AI startup Pramaana Labs secures $27M in seed funding round led by Khosla Ventures
Pramaana Labs develops AI systems that verify answers using formal methods, targeting regulated sectors such as tax, healthcare and finance.
AI startup Pramaana Labs has secured $27 million in a seed funding round led by Khosla Ventures, with participation from Accel, Boldcap, Nexus Venture Partners, Premji Invest, and Unbound.
Pramaana is focused on making AI systems verifiably accurate. The funding underscores growing investor interest in technologies designed to improve the reliability of AI systems, particularly in sectors where errors can have serious consequences.
The Palo Alto-based Pramaana was founded in 2025 by IIT Madras alumni Ranjan Rajagopalan, Krishnan Raghavan, and Sanjay Ganapathy. It is developing technology that enables AI-generated answers to be mathematically verified before they are delivered to users.
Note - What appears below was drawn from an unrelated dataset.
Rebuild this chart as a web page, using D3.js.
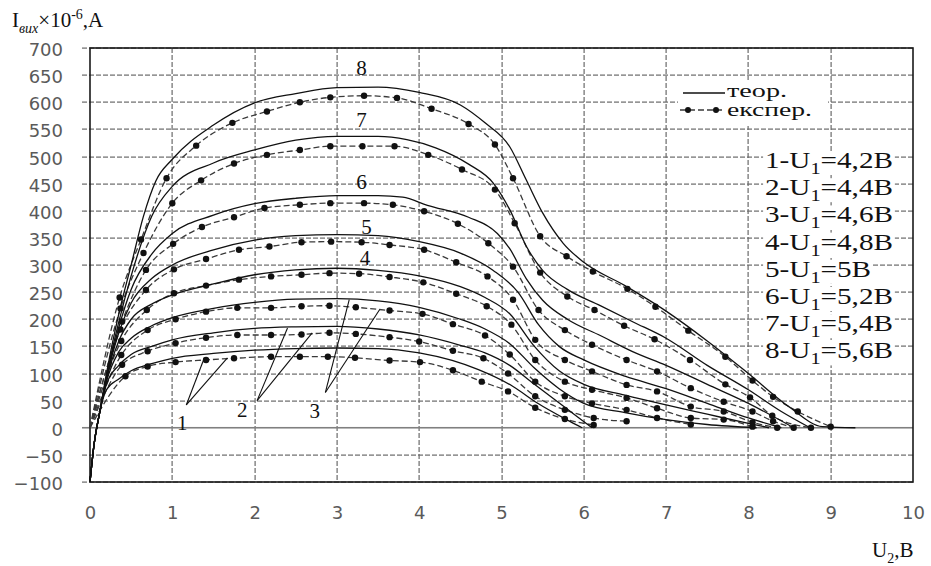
<!DOCTYPE html>
<html>
<head>
<meta charset="utf-8">
<script src="https://cdn.jsdelivr.net/npm/d3@7"></script>
<style>
  body { margin: 0; background: #fff; }
  svg { display: block; }
</style>
</head>
<body>
<div id="chart"></div>
<script>
// theoretical curves (solid), [U2, I]
const theor1 = [[0,-100],[0.05,-30],[0.12,30],[0.2,70],[0.35,90],[0.5,105],[0.75,118],[1,128],[1.5,137],[2,143],[2.5,146],[3,147],[3.5,146],[4,138],[4.4,124],[4.72,107],[5.14,76],[5.43,46],[5.79,15],[5.98,0]];
const theor2 = [[0,-100],[0.05,-30],[0.12,30],[0.2,80],[0.35,115],[0.5,135],[0.75,150],[1,162],[1.5,175],[2,183],[2.5,186],[3,187],[3.5,182],[4,171],[4.5,152],[4.8,138],[5.1,115],[5.4,80],[5.75,40],[6.1,0]];
const theor3 = [[0,-100],[0.05,-30],[0.12,30],[0.2,85],[0.35,140],[0.5,165],[0.75,188],[1,203],[1.5,220],[2,231],[2.5,237],[3,238],[3.5,234],[4,222],[4.5,200],[4.8,182],[5.1,155],[5.4,110],[5.7,72],[6,45],[6.5,28],[7,15],[7.5,6],[8.1,0]];
const theor4 = [[0,-100],[0.05,-30],[0.12,30],[0.2,88],[0.35,160],[0.5,200],[0.75,228],[1,245],[1.5,265],[2,282],[2.5,291],[3,294],[3.5,290],[4,280],[4.5,260],[4.8,240],[5.1,210],[5.4,150],[5.7,105],[6,80],[6.5,60],[7,42],[7.5,25],[8,8],[8.25,0]];
const theor5 = [[0,-100],[0.05,-30],[0.12,30],[0.2,90],[0.35,175],[0.5,230],[0.75,275],[1,300],[1.5,328],[2,346],[2.5,354],[3,356],[3.5,354],[4,343],[4.5,322],[4.9,290],[5.2,250],[5.45,190],[5.7,150],[6,125],[6.5,95],[7,72],[7.5,45],[8,18],[8.4,0]];
const theor6 = [[0,-100],[0.05,-30],[0.12,30],[0.2,92],[0.35,185],[0.5,255],[0.75,320],[1,358],[1.5,392],[2,413],[2.5,423],[3,428],[3.5,428],[3.8,425],[4.1,410],[4.6,388],[4.95,358],[5.1,330],[5.3,275],[5.5,235],[5.8,200],[6.2,170],[6.6,140],[7,115],[7.5,80],[8,45],[8.55,0]];
const theor7 = [[0,-100],[0.05,-30],[0.12,30],[0.2,95],[0.35,195],[0.5,280],[0.75,390],[1,445],[1.5,488],[2,512],[2.5,530],[3,537],[3.5,537],[3.85,531],[4.2,516],[4.6,486],[4.9,451],[5.1,402],[5.3,335],[5.5,290],[5.8,255],[6.2,225],[6.6,195],[7,165],[7.5,115],[8,70],[8.4,30],[8.75,0]];
const theor8 = [[0,-100],[0.05,-30],[0.12,30],[0.2,100],[0.35,210],[0.5,300],[0.65,390],[0.8,455],[1,495],[1.5,558],[2,599],[2.5,616],[3,627],[3.5,628],[4,618],[4.5,595],[4.8,562],[5.1,518],[5.3,457],[5.5,396],[5.75,340],[6,305],[6.5,262],[7,215],[7.5,160],[8,100],[8.5,38],[8.9,2],[9.3,0]];

// experimental curves (dashed with dots)
const exper1 = [[0,0],[0.43,95],[0.70,113],[1.04,121],[1.41,125],[1.75,128],[2.2,131],[2.55,131],[2.89,131],[3.22,129],[3.64,124],[4.01,121],[4.41,106],[4.76,85],[5.08,67],[5.41,37],[5.77,16],[6.12,5]];
const exper2 = [[0,0],[0.39,116],[0.70,141],[1.04,156],[1.41,166],[1.79,171],[2.2,171],[2.57,172],[2.91,175],[3.23,173],[3.64,167],[4.0,159],[4.41,142],[4.78,128],[5.08,100],[5.41,58],[5.77,33],[6.12,18],[6.52,12]];
const exper3 = [[0,0],[0.38,134],[0.70,180],[1.04,200],[1.41,214],[1.79,221],[2.2,221],[2.57,224],[2.91,225],[3.23,222],[3.64,216],[4.04,210],[4.41,191],[4.8,170],[5.1,135],[5.41,85],[5.77,58],[6.1,45],[6.52,33],[6.89,18],[7.3,6]];
const exper4 = [[0,0],[0.38,160],[0.69,217],[1.02,248],[1.41,262],[1.81,273],[2.2,279],[2.57,282],[2.91,285],[3.27,284],[3.64,278],[4.05,268],[4.45,247],[4.82,224],[5.12,190],[5.41,125],[5.77,85],[6.1,70],[6.52,55],[6.89,36],[7.3,18],[7.7,15],[8.05,2]];
const exper5 = [[0,0],[0.37,181],[0.68,254],[1.02,292],[1.41,311],[1.81,328],[2.18,334],[2.57,342],[2.93,343],[3.3,342],[3.64,337],[4.06,328],[4.45,305],[4.83,279],[5.14,236],[5.41,162],[5.77,125],[6.1,104],[6.52,79],[6.89,67],[7.3,39],[7.7,30],[8.05,10],[8.35,0]];
const exper6 = [[0,0],[0.39,196],[0.68,291],[1.01,339],[1.36,370],[1.75,388],[2.12,405],[2.55,411],[2.92,414],[3.33,414],[3.68,411],[4.06,399],[4.47,376],[4.84,340],[5.14,297],[5.45,217],[5.77,180],[6.1,153],[6.52,125],[6.89,104],[7.3,73],[7.7,48],[8.05,30],[8.3,12],[8.55,0]];
const exper7 = [[0,0],[0.37,220],[0.65,322],[1.0,414],[1.35,456],[1.75,487],[2.15,503],[2.55,512],[2.92,519],[3.31,519],[3.70,519],[4.11,503],[4.52,476],[4.92,439],[5.16,377],[5.47,286],[5.80,242],[6.13,217],[6.49,188],[6.86,163],[7.29,125],[7.72,80],[8.02,56],[8.29,22],[8.76,0]];
const exper8 = [[0,0],[0.36,240],[0.62,347],[0.93,460],[1.29,520],[1.73,562],[2.15,583],[2.55,600],[2.92,609],[3.33,612],[3.73,608],[4.15,588],[4.6,560],[4.92,522],[5.14,460],[5.47,353],[5.79,316],[6.11,288],[6.53,256],[6.87,223],[7.27,179],[7.72,131],[8.05,87],[8.3,57],[8.6,30],[9.0,2]];

const xTicks = [0, 1, 2, 3, 4, 5, 6, 7, 8, 9, 10];
const yTicks = [-100, -50, 0, 50, 100, 150, 200, 250, 300, 350, 400, 450, 500, 550, 600, 650, 700];

// curve number labels: [number, U2, I]
const curveLabels = [["8", 3.3, 663], ["7", 3.3, 568], ["6", 3.3, 454], ["5", 3.36, 371], ["4", 3.34, 313]];
// labels with two leader lines: [text, labelU2, labelI, startU2, startI, endA, endB]
const leaderLabels = [
    ["1", 1.12, 9, 1.17, 42, [1.39, 129], [1.67, 129]],
    ["2", 1.85, 33, 2.03, 50, [2.40, 184], [2.70, 175]],
    ["3", 2.73, 31, 2.86, 65, [3.15, 236], [3.52, 218]]
];
const voltages = ["4,2", "4,4", "4,6", "4,8", "5", "5,2", "5,4", "5,6"];

const theorSeries = [theor1, theor2, theor3, theor4, theor5, theor6, theor7, theor8];
const experSeries = [exper1, exper2, exper3, exper4, exper5, exper6, exper7, exper8];

const W = 931, H = 566;
const margin = { top: 48, left: 90, right: 18, bottom: 84 };
const width = W - margin.left - margin.right;
const height = H - margin.top - margin.bottom;

const svg = d3.select("#chart").append("svg")
    .attr("width", W)
    .attr("height", H);

const g = svg.append("g")
    .attr("transform", "translate(" + margin.left + "," + margin.top + ")");

const x = d3.scaleLinear().domain([0, 10]).range([0, width]);
const y = d3.scaleLinear().domain([-100, 700]).range([height, 0]);

// dashed rules drawn as small filled rectangles (dash 5, gap 2)
const dashLen = 5, dashStep = 7;
const hDashes = [];
yTicks.filter((d) => d !== 0).forEach((d) => {
    for (let s = -8; s < width; s += dashStep) {
        hDashes.push({ x: s, y: Math.round(y(d)), w: Math.min(dashLen, width - s) });
    }
});
const vDashes = [];
xTicks.slice(1, -1).forEach((d) => {
    for (let s = 0; s < height; s += dashStep) {
        vDashes.push({ x: Math.round(x(d)), y: s, h: Math.min(dashLen, height - s) });
    }
});

const rules = g.append("g").attr("class", "rules");

rules.selectAll(".rule-h")
    .data(hDashes)
    .enter().append("rect")
    .attr("class", "rule-h")
    .attr("x", (d) => d.x)
    .attr("y", (d) => d.y - 0.5)
    .attr("width", (d) => d.w)
    .attr("height", 1.2)
    .attr("fill", "#6a6a6a");

rules.selectAll(".rule-v")
    .data(vDashes)
    .enter().append("rect")
    .attr("class", "rule-v")
    .attr("x", (d) => d.x - 0.5)
    .attr("y", (d) => d.y)
    .attr("width", 1.2)
    .attr("height", (d) => d.h)
    .attr("fill", "#6a6a6a");

rules.append("rect")
    .attr("class", "zero")
    .attr("x", -8)
    .attr("y", y(0) - 0.8)
    .attr("width", width + 8)
    .attr("height", 1.6)
    .attr("fill", "#808080");

// tick labels
const yAxis = g.append("g")
    .attr("class", "y axis")
    .call(d3.axisLeft(y).tickValues(yTicks).tickSize(0).tickPadding(27));
yAxis.select(".domain").remove();
yAxis.selectAll("text")
    .attr("dy", "0.42em")
    .style("font-family", "'DejaVu Sans', Verdana, sans-serif")
    .style("font-size", "18px")
    .attr("fill", "#5a5a5a");

const xAxis = g.append("g")
    .attr("class", "x axis")
    .attr("transform", "translate(0," + height + ")")
    .call(d3.axisBottom(x).tickValues(xTicks).tickSize(0).tickPadding(32));
xAxis.select(".domain").remove();
xAxis.selectAll("text")
    .attr("dy", "0.3em")
    .style("font-family", "'DejaVu Sans', Verdana, sans-serif")
    .style("font-size", "18px")
    .attr("fill", "#5a5a5a");

// frame
g.append("rect")
    .attr("width", width)
    .attr("height", height)
    .attr("fill", "none")
    .attr("stroke", "#1a1a1a")
    .attr("stroke-width", 1.6);

const line = d3.line()
    .x((d) => x(d[0]))
    .y((d) => y(d[1]))
    .curve(d3.curveMonotoneX);

g.selectAll(".exper")
    .data(experSeries)
    .enter().append("path")
    .attr("class", "exper")
    .attr("d", line)
    .attr("fill", "none")
    .attr("stroke", "#3a3a3a")
    .attr("stroke-width", 1.3)
    .attr("stroke-dasharray", "6,3");

g.selectAll(".theor")
    .data(theorSeries)
    .enter().append("path")
    .attr("class", "theor")
    .attr("d", line)
    .attr("fill", "none")
    .attr("stroke", "#111")
    .attr("stroke-width", 1.3);

g.selectAll(".dot")
    .data(experSeries.flatMap((s) => s.slice(1)))
    .enter().append("circle")
    .attr("class", "dot")
    .attr("cx", (d) => x(d[0]))
    .attr("cy", (d) => y(d[1]))
    .attr("r", 3.2)
    .attr("fill", "#111");

const serif = "'Liberation Serif', 'Times New Roman', serif";

// curve numbers
g.selectAll(".curve-label")
    .data(curveLabels)
    .enter().append("text")
    .attr("class", "curve-label")
    .attr("x", (d) => x(d[1]))
    .attr("y", (d) => y(d[2]))
    .attr("dy", "0.35em")
    .attr("text-anchor", "middle")
    .style("font-family", serif)
    .style("font-size", "21px")
    .attr("fill", "#111")
    .text((d) => d[0]);

// labels 1, 2, 3 with leaders
leaderLabels.forEach((d) => {
    [d[5], d[6]].forEach((e) => {
        g.append("line")
            .attr("x1", x(d[3])).attr("y1", y(d[4]))
            .attr("x2", x(e[0])).attr("y2", y(e[1]))
            .attr("stroke", "#111")
            .attr("stroke-width", 1.1);
    });
    g.append("text")
        .attr("x", x(d[1]))
        .attr("y", y(d[2]))
        .attr("dy", "0.35em")
        .attr("text-anchor", "middle")
        .style("font-family", serif)
        .style("font-size", "21px")
        .attr("fill", "#111")
        .text(d[0]);
});

// legend: line styles
const leg = g.append("g").attr("transform", "translate(588,32)");
leg.append("rect")
    .attr("x", 0).attr("y", 0).attr("width", 150).attr("height", 46)
    .attr("fill", "#fff");
leg.append("line")
    .attr("x1", 5).attr("x2", 47).attr("y1", 13).attr("y2", 13)
    .attr("stroke", "#111").attr("stroke-width", 1.3);
leg.append("line")
    .attr("x1", 2).attr("x2", 47).attr("y1", 30).attr("y2", 30.01)
    .attr("stroke", "#3a3a3a").attr("stroke-width", 1.3).attr("stroke-dasharray", "6,3");
leg.selectAll("circle")
    .data([10, 38])
    .enter().append("circle")
    .attr("cx", (d) => d).attr("cy", 30).attr("r", 3).attr("fill", "#111");
leg.append("text")
    .attr("x", 49).attr("y", 17)
    .attr("textLength", 60).attr("lengthAdjust", "spacingAndGlyphs")
    .style("font-family", serif).style("font-size", "18px").attr("fill", "#111")
    .text("теор.");
leg.append("text")
    .attr("x", 49).attr("y", 36)
    .attr("textLength", 85).attr("lengthAdjust", "spacingAndGlyphs")
    .style("font-family", serif).style("font-size", "18px").attr("fill", "#111")
    .text("експер.");

// legend: U1 values (horizontally stretched like the source)
const rows = g.append("g").attr("class", "u1-legend");
voltages.forEach((v, i) => {
    const by = 120 + i * 27.2;
    const row = rows.append("g")
        .attr("transform", "translate(675," + by + ") scale(1.27,1)");
    const bg = row.append("rect").attr("fill", "#fff");
    const t = row.append("text")
        .style("font-family", serif)
        .style("font-size", "23px")
        .attr("fill", "#111");
    t.append("tspan").text((i + 1) + "-U");
    t.append("tspan").attr("dy", 6).style("font-size", "16px").text("1");
    t.append("tspan").attr("dy", -6).text("=" + v + "В");
    const bb = t.node().getBBox();
    bg.attr("x", bb.x - 1.5).attr("y", -17)
        .attr("width", bb.width + 3).attr("height", 24);
});

// axis titles
const yt = svg.append("text")
    .attr("x", 12).attr("y", 27)
    .style("font-family", serif).style("font-size", "21px").attr("fill", "#111");
yt.append("tspan").text("I");
yt.append("tspan").attr("dy", 6).style("font-style", "italic").style("font-size", "14px").text("вих");
yt.append("tspan").attr("dy", -6).text("×10");
yt.append("tspan").attr("dy", -8).style("font-size", "14px").text("-6");
yt.append("tspan").attr("dy", 8).text(",А");

const xt = svg.append("text")
    .attr("x", 872).attr("y", 557)
    .style("font-family", serif).style("font-size", "21px").attr("fill", "#111");
xt.append("tspan").text("U");
xt.append("tspan").attr("dy", 6).style("font-size", "14px").text("2");
xt.append("tspan").attr("dy", -6).text(",В");
</script>
</body>
</html>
The startup plans to use the capital to strengthen its research capabilities, train its verification models, and recruit engineering talent. The funding will also be used to expand its teams comprising domain specialists from fields such as taxation, healthcare, cybersecurity, and financial compliance.
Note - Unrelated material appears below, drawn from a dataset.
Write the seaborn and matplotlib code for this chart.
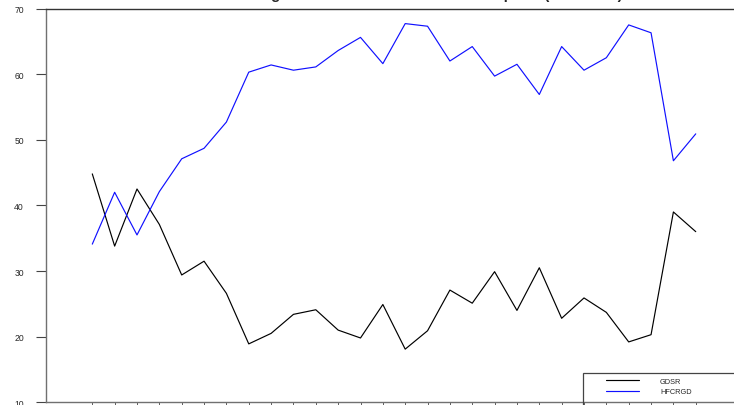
import matplotlib
matplotlib.use("Agg")
import matplotlib.pyplot as plt
from matplotlib.patches import Rectangle
import seaborn as sns
import pandas as pd

# Observation index (one tick per period)
periods = list(range(28))

# Gross domestic savings rate (% of GDP)
gdsr = [44.8, 33.8, 42.5, 37.1, 29.4, 31.5, 26.6, 18.9, 20.5, 23.4,
        24.1, 21.0, 19.8, 24.9, 18.1, 20.9, 27.1, 25.1, 29.9, 24.0,
        30.5, 22.8, 25.9, 23.7, 19.2, 20.3, 39.0, 36.0]

# Household final consumption expenditure (% of GDP)
hfcrgd = [34.1, 42.0, 35.5, 42.1, 47.1, 48.7, 52.7, 60.3, 61.4, 60.6,
          61.1, 63.6, 65.6, 61.6, 67.7, 67.3, 62.0, 64.2, 59.7, 61.5,
          56.9, 64.2, 60.6, 62.5, 67.5, 66.3, 46.8, 50.9]

series_names = ["GDSR", "HFCRGD"]
series_colors = ["#000000", "#1010ff"]
y_ticks = [10, 20, 30, 40, 50, 60, 70]
title = "Gross Domestic Savings and Household Final Consumption (% of GDP)"

df = pd.DataFrame({
    "period": periods * 2,
    "value": gdsr + hfcrgd,
    "series": [series_names[0]] * len(periods) + [series_names[1]] * len(periods),
})

sns.set_style("white")
plt.rcParams["font.family"] = ["Liberation Sans", "DejaVu Sans"]

W, H = 734, 406
fig = plt.figure(figsize=(W / 100, H / 100), dpi=100)


def fx(px):
    return px / W


def fy(py):
    return 1 - py / H


# Axes frame in pixel terms: left edge at 45.7, y=70 at 9.5, y=10 at 403.3
x0_px, step_px = 92.3, 22.35
xmin, xmax = -2.085, 30
left_px = x0_px + xmin * step_px
right_px = x0_px + xmax * step_px
top_px, bot_px = 9.5, 403.3
ax = fig.add_axes([fx(left_px), fy(bot_px), (right_px - left_px) / W, (bot_px - top_px) / H])

sns.lineplot(data=df, x="period", y="value", hue="series",
             palette=dict(zip(series_names, series_colors)),
             linewidth=0.85, ax=ax, legend=False)

ax.set_xlim(xmin, xmax)
ax.set_ylim(10, 70)
ax.set_yticks(y_ticks)
ax.set_xticks(periods)
ax.set_xlabel("")
ax.set_ylabel("")
ax.tick_params(axis="y", direction="out", length=7, width=0.8, color="#444444",
               pad=8.6, labelsize=6.2, left=True)
ax.tick_params(axis="x", direction="out", length=7, width=0.6, color="#444444",
               bottom=True, labelbottom=False)

for side in ["left", "bottom"]:
    ax.spines[side].set_color("#707070")
    ax.spines[side].set_linewidth(1.0)
ax.spines["top"].set_color("#333333")
ax.spines["top"].set_linewidth(1.0)
ax.spines["right"].set_visible(False)

# Legend box and entries
fig.patches.append(Rectangle((fx(583.3), fy(420)), fx(790) - fx(583.3), fy(374.3) - fy(420),
                             transform=fig.transFigure, fill=False,
                             edgecolor="#444444", linewidth=0.9, zorder=5))
handles = [plt.Line2D([], [], color=c, linewidth=0.85) for c in series_colors]
fig.legend(handles, series_names, loc="upper left",
           bbox_to_anchor=(fx(605.7), fy(378.8)), bbox_transform=fig.transFigure,
           frameon=False, borderpad=0, borderaxespad=0, fontsize=5.3,
           handlelength=4.46, handletextpad=2.9, labelspacing=0.45)

# Chart title sitting above the plotting frame
fig.text(fx(623), fy(-0.6), title,
         ha="right", va="baseline", fontsize=10.8, fontweight="bold")

fig.savefig("out.png", dpi=100)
While generative AI has advanced rapidly over the past few years, businesses and regulators continue to grapple with a key limitation: AI systems can produce convincing responses that are sometimes factually wrong. This challenge, often referred to as 'hallucination', has become one of the biggest obstacles to deploying AI in highly regulated industries.
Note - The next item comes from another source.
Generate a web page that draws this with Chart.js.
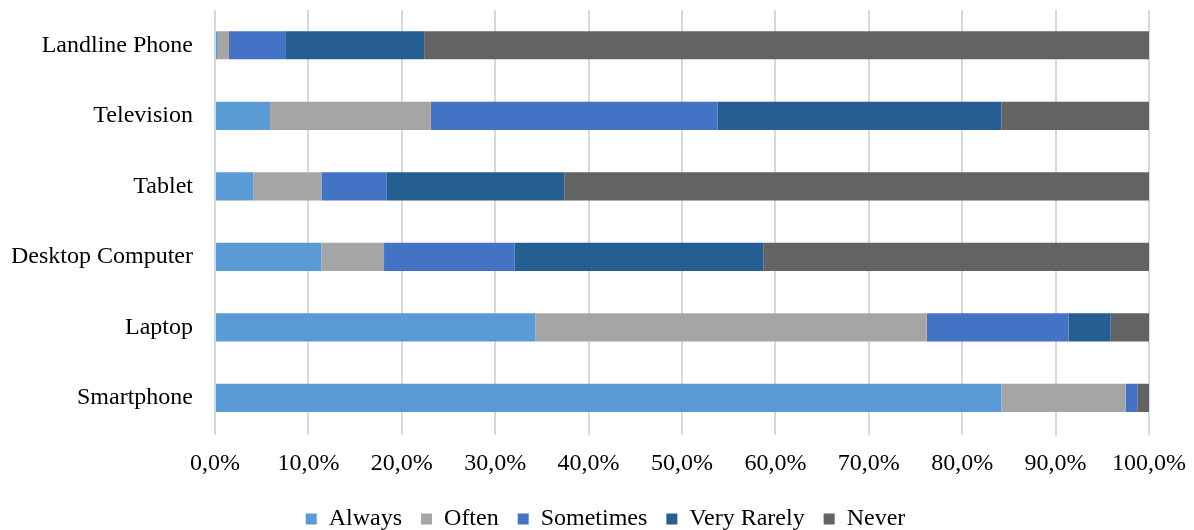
<!DOCTYPE html>
<html>
<head>
<meta charset="utf-8">
<script src="https://cdn.jsdelivr.net/npm/chart.js@4/dist/chart.umd.min.js"></script>
<style>
  html, body { margin: 0; padding: 0; background: #fff; }
  #wrap { width: 1194px; height: 530px; position: relative; }
</style>
</head>
<body>
<div id="wrap"><canvas id="c" width="1194" height="530"></canvas></div>
<script>
const categories = ["Landline Phone", "Television", "Tablet", "Desktop Computer", "Laptop", "Smartphone"];
const seriesNames = ["Always", "Often", "Sometimes", "Very Rarely", "Never"];
const always     = [0.3, 5.9, 4.1, 11.4, 34.3, 84.2];
const often      = [1.2, 17.2, 7.3, 6.7, 41.9, 13.3];
const sometimes  = [6.1, 30.7, 7.0, 14.0, 15.2, 1.3];
const veryRarely = [14.8, 30.4, 19.0, 26.6, 4.5, 0.0];
const never      = [77.6, 15.8, 62.6, 41.3, 4.1, 1.2];
const xTickLabels = ["0,0%", "10,0%", "20,0%", "30,0%", "40,0%", "50,0%", "60,0%", "70,0%", "80,0%", "90,0%", "100,0%"];

const colors = ["#5B9BD5", "#A5A5A5", "#4472C4", "#255E91", "#636363"];
const values = [always, often, sometimes, veryRarely, never];

const FONT = "'Liberation Serif', 'Times New Roman', serif";

// shift the legend block so it is centred like the original
const legendShift = {
  id: 'legendShift',
  afterLayout(chart) {
    if (chart.legend) { chart.legend.left += 25; chart.legend.right += 25; }
  }
};

new Chart(document.getElementById('c'), {
  type: 'bar',
  data: {
    labels: categories,
    datasets: seriesNames.map((n, i) => ({
      label: n,
      data: values[i],
      backgroundColor: colors[i],
      borderWidth: 0,
      barPercentage: 0.4,
      categoryPercentage: 1.0
    }))
  },
  plugins: [legendShift],
  options: {
    indexAxis: 'y',
    responsive: false,
    animation: false,
    layout: { padding: { left: 12, right: 45, top: 10, bottom: -11 } },
    plugins: {
      legend: {
        position: 'bottom',
        labels: {
          font: { family: FONT, size: 24 },
          color: '#000',
          boxWidth: 11,
          boxHeight: 11,
          padding: 19
        }
      },
      tooltip: { enabled: false }
    },
    scales: {
      x: {
        stacked: true,
        min: 0,
        max: 100,
        afterFit: (s) => { s.paddingLeft = 0; s.paddingRight = 0; s.height -= 4; },
        ticks: {
          stepSize: 10,
          font: { family: FONT, size: 24 },
          color: '#000',
          padding: 14,
          maxRotation: 0,
          callback: (v, i) => xTickLabels[i]
        },
        grid: { color: '#D9D9D9', lineWidth: 2, drawTicks: true, tickLength: 2 },
        border: { display: false }
      },
      y: {
        stacked: true,
        afterFit: (s) => { s.paddingTop = 0; s.paddingBottom = 0; s.width -= 23; },
        ticks: {
          font: { family: FONT, size: 24 },
          color: '#000',
          padding: 22
        },
        grid: { display: false, drawTicks: false },
        border: { display: false }
      }
    }
  }
});
</script>
</body>
</html>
Pramaana is striving to address this issue through a technique known as 'formal verification'. Commonly used in areas such as semiconductor design and software security, formal verification relies on mathematical methods to prove whether a system behaves correctly. The startup applies this principle to AI by translating complex regulations, policies, and specialised knowledge into machine-readable rules that can be checked before an answer is generated.
According to the company, its system analyses a query, converts it into a formal representation, and validates the result against encoded rules. If a response cannot be verified, the system is designed to explain why rather than provide an uncertain answer.
Explaining the rationale behind the business, Chief Executive Officer Rajagopalan said many critical domains already operate according to clearly defined rules and standards. The challenge, he noted, is converting that knowledge into a format that machines can reason through with certainty.
Rajagopalan also said that proving the correctness of AI-generated answers could remove a huge barrier that prevents organisations from trusting autonomous systems.
The company has assembled a research network that includes academics from IIT Delhi, IIT Madras, and the University of California, Berkeley, alongside sponsored work at Stanford University’s Centaur Lab. Its tax-related initiatives are being advised by former US Internal Revenue Service Commissioner Danny Werfel.
Werfel said responsible deployment remains essential as AI becomes more deeply embedded in professional workflows. He described verification technology as an important addition that could help tax professionals and taxpayers achieve faster and more accurate outcomes while maintaining confidence in the results.
Investors believe the technology could play an important role in the next stage of enterprise AI adoption.
In a joint statement, Accel’s Prashanth Prakash and Anagh Prasad said organisations in sectors such as healthcare, law, finance and government require a higher degree of certainty than current AI systems can typically provide. They noted that verification could become a foundational capability for deploying AI safely at scale.
Pramaana’s early investors include Google DeepMind’s Pushmeet Kohli and Microsoft’s Sriram Rajamani, two researchers whose work has helped shape the field of formal verification.
The funding comes amid rising interest in deeptech and AI startups globally. Investor appetite for specialised AI infrastructure companies has grown significantly as businesses move beyond experimentation and seek systems that can meet regulatory, compliance and governance requirements.
Deeptech funding in India has also strengthened in recent times, supported by government efforts to encourage advanced technology development and commercialisation. Companies operating in healthcare, enterprise technology, and AI-enabled research have attracted funding.